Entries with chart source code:
-=-=-=-=-

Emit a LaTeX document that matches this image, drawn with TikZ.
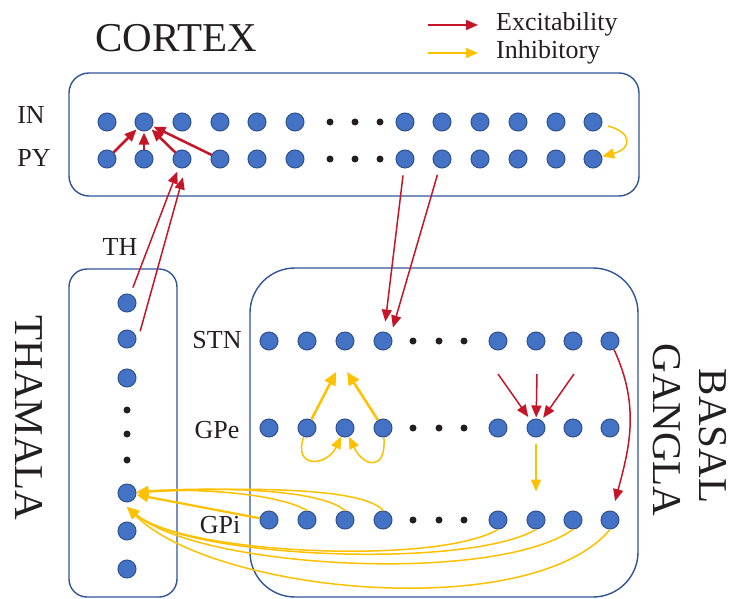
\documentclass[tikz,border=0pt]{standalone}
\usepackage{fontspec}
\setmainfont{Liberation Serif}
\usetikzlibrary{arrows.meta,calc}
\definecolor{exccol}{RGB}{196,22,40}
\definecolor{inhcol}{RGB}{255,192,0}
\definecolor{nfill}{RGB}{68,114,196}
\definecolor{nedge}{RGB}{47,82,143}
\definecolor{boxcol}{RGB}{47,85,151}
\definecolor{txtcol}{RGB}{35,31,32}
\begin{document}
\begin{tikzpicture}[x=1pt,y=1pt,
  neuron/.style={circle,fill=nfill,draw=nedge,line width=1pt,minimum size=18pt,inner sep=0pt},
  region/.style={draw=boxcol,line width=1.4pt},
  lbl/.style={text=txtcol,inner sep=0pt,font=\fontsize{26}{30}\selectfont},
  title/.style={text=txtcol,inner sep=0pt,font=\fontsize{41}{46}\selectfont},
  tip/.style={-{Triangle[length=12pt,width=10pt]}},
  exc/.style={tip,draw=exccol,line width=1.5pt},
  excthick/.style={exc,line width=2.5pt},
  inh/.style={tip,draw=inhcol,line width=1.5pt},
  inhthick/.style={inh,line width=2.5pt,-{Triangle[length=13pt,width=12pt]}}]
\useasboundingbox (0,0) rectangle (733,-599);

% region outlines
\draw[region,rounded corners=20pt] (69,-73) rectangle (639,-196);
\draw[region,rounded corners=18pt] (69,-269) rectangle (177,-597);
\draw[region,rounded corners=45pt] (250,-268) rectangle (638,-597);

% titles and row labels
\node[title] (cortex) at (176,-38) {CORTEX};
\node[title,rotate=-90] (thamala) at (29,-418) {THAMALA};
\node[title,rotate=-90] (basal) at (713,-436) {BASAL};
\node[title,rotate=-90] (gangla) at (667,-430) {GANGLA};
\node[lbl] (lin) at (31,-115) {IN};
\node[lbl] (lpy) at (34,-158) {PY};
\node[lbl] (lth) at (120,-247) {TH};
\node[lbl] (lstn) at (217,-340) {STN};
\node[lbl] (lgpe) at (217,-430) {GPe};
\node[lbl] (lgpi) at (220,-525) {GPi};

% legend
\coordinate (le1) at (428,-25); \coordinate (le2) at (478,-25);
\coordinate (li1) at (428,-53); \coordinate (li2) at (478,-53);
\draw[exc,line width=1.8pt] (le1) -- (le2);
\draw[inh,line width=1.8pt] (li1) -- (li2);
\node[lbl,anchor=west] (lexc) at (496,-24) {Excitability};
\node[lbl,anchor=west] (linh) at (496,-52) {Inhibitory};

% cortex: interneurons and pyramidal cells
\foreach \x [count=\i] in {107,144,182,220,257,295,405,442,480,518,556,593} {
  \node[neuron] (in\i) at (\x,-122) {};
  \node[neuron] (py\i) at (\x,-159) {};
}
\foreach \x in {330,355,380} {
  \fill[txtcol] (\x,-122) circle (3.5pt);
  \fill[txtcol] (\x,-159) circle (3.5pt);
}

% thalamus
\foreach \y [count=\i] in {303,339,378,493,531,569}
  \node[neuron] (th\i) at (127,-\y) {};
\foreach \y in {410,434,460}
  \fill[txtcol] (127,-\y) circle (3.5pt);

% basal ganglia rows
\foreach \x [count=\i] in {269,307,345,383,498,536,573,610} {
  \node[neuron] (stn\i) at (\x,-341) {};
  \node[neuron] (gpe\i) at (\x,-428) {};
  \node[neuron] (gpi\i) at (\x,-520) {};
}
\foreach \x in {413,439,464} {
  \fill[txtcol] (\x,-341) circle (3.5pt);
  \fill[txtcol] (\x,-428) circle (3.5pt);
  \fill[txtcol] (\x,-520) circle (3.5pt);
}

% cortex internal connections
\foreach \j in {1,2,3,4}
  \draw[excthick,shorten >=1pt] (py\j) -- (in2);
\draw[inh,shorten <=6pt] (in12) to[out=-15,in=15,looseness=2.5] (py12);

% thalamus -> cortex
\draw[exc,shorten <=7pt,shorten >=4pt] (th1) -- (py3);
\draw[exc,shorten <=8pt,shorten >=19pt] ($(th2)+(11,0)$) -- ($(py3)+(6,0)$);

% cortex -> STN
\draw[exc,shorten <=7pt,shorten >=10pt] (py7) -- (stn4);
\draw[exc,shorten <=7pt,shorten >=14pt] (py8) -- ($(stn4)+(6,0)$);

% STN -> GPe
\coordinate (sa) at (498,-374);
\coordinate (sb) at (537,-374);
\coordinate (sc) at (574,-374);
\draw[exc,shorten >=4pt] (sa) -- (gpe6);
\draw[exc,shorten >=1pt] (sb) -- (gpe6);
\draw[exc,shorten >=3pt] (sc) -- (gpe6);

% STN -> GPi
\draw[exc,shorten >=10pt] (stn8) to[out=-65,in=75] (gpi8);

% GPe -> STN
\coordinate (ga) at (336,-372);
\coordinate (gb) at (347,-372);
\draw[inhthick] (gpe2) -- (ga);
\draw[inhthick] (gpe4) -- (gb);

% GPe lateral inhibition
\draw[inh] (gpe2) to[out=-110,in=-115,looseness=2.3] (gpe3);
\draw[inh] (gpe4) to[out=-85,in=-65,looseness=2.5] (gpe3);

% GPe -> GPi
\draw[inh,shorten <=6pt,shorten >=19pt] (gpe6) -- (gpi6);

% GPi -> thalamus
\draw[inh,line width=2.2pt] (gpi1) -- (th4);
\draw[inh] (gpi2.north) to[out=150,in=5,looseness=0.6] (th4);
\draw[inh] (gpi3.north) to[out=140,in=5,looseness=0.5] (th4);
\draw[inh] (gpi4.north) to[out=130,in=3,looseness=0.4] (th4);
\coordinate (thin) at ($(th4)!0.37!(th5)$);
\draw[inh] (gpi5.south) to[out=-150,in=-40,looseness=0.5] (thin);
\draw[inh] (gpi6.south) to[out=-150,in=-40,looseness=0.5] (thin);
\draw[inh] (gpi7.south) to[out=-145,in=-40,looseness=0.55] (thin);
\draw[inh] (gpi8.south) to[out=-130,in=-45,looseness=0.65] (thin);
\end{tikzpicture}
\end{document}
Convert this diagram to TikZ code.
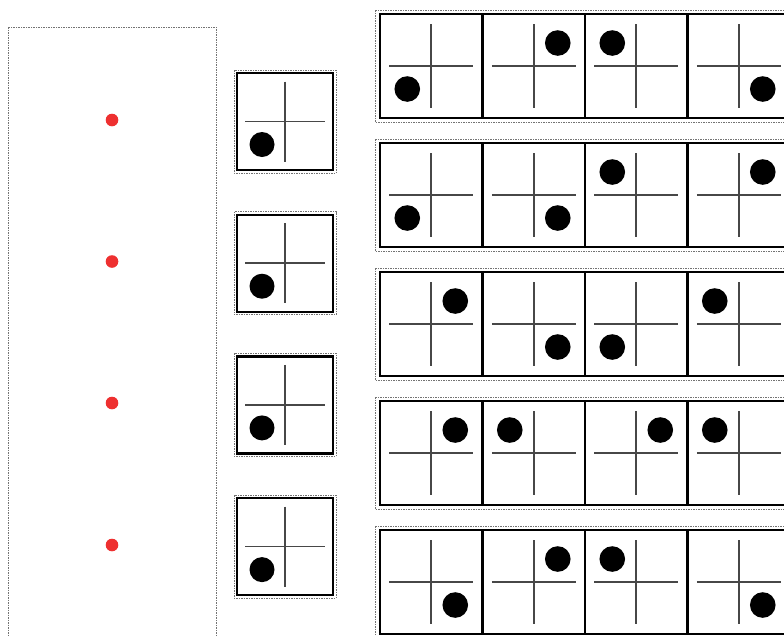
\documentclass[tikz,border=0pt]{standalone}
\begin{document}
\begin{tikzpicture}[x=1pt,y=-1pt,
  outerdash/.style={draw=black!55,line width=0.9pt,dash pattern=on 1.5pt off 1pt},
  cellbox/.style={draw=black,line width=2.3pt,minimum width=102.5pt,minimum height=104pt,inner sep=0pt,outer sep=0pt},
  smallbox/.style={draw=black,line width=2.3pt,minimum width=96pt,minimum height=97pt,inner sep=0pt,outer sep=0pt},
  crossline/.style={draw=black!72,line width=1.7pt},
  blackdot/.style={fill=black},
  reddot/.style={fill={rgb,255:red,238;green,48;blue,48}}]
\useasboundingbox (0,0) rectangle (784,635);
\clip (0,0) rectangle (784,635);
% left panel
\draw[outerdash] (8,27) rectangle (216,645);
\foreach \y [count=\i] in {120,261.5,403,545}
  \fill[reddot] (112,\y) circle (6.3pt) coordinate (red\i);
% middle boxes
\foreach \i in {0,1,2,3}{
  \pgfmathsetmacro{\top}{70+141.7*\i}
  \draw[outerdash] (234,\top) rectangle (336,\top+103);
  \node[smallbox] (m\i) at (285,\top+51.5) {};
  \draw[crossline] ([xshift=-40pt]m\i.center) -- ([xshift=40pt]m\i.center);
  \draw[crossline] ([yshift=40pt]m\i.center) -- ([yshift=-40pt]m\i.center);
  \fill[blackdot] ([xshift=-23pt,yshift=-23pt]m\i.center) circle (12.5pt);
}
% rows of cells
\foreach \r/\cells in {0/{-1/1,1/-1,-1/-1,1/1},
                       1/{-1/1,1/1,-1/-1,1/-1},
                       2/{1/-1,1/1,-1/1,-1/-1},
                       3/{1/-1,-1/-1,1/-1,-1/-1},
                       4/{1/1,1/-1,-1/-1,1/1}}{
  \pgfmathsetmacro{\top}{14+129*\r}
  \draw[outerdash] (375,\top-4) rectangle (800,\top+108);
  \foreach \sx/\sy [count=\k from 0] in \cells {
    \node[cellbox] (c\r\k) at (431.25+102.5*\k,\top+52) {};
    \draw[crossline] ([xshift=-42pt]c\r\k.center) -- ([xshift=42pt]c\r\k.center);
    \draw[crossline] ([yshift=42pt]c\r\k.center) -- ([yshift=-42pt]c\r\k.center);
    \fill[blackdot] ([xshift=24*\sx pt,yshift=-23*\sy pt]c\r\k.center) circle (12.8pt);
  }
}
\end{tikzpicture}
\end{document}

-=-=-=-=-

### Set exercise
Reproduce the lines from the line with "Convert this diagram to TikZ code." through the last line of the entries exactly, including both ends and excluding pictures.

### Expected answer
Convert this diagram to TikZ code.
\documentclass[tikz,border=0pt]{standalone}
\begin{document}
\begin{tikzpicture}[x=1pt,y=-1pt,
  outerdash/.style={draw=black!55,line width=0.9pt,dash pattern=on 1.5pt off 1pt},
  cellbox/.style={draw=black,line width=2.3pt,minimum width=102.5pt,minimum height=104pt,inner sep=0pt,outer sep=0pt},
  smallbox/.style={draw=black,line width=2.3pt,minimum width=96pt,minimum height=97pt,inner sep=0pt,outer sep=0pt},
  crossline/.style={draw=black!72,line width=1.7pt},
  blackdot/.style={fill=black},
  reddot/.style={fill={rgb,255:red,238;green,48;blue,48}}]
\useasboundingbox (0,0) rectangle (784,635);
\clip (0,0) rectangle (784,635);
% left panel
\draw[outerdash] (8,27) rectangle (216,645);
\foreach \y [count=\i] in {120,261.5,403,545}
  \fill[reddot] (112,\y) circle (6.3pt) coordinate (red\i);
% middle boxes
\foreach \i in {0,1,2,3}{
  \pgfmathsetmacro{\top}{70+141.7*\i}
  \draw[outerdash] (234,\top) rectangle (336,\top+103);
  \node[smallbox] (m\i) at (285,\top+51.5) {};
  \draw[crossline] ([xshift=-40pt]m\i.center) -- ([xshift=40pt]m\i.center);
  \draw[crossline] ([yshift=40pt]m\i.center) -- ([yshift=-40pt]m\i.center);
  \fill[blackdot] ([xshift=-23pt,yshift=-23pt]m\i.center) circle (12.5pt);
}
% rows of cells
\foreach \r/\cells in {0/{-1/1,1/-1,-1/-1,1/1},
                       1/{-1/1,1/1,-1/-1,1/-1},
                       2/{1/-1,1/1,-1/1,-1/-1},
                       3/{1/-1,-1/-1,1/-1,-1/-1},
                       4/{1/1,1/-1,-1/-1,1/1}}{
  \pgfmathsetmacro{\top}{14+129*\r}
  \draw[outerdash] (375,\top-4) rectangle (800,\top+108);
  \foreach \sx/\sy [count=\k from 0] in \cells {
    \node[cellbox] (c\r\k) at (431.25+102.5*\k,\top+52) {};
    \draw[crossline] ([xshift=-42pt]c\r\k.center) -- ([xshift=42pt]c\r\k.center);
    \draw[crossline] ([yshift=42pt]c\r\k.center) -- ([yshift=-42pt]c\r\k.center);
    \fill[blackdot] ([xshift=24*\sx pt,yshift=-23*\sy pt]c\r\k.center) circle (12.8pt);
  }
}
\end{tikzpicture}
\end{document}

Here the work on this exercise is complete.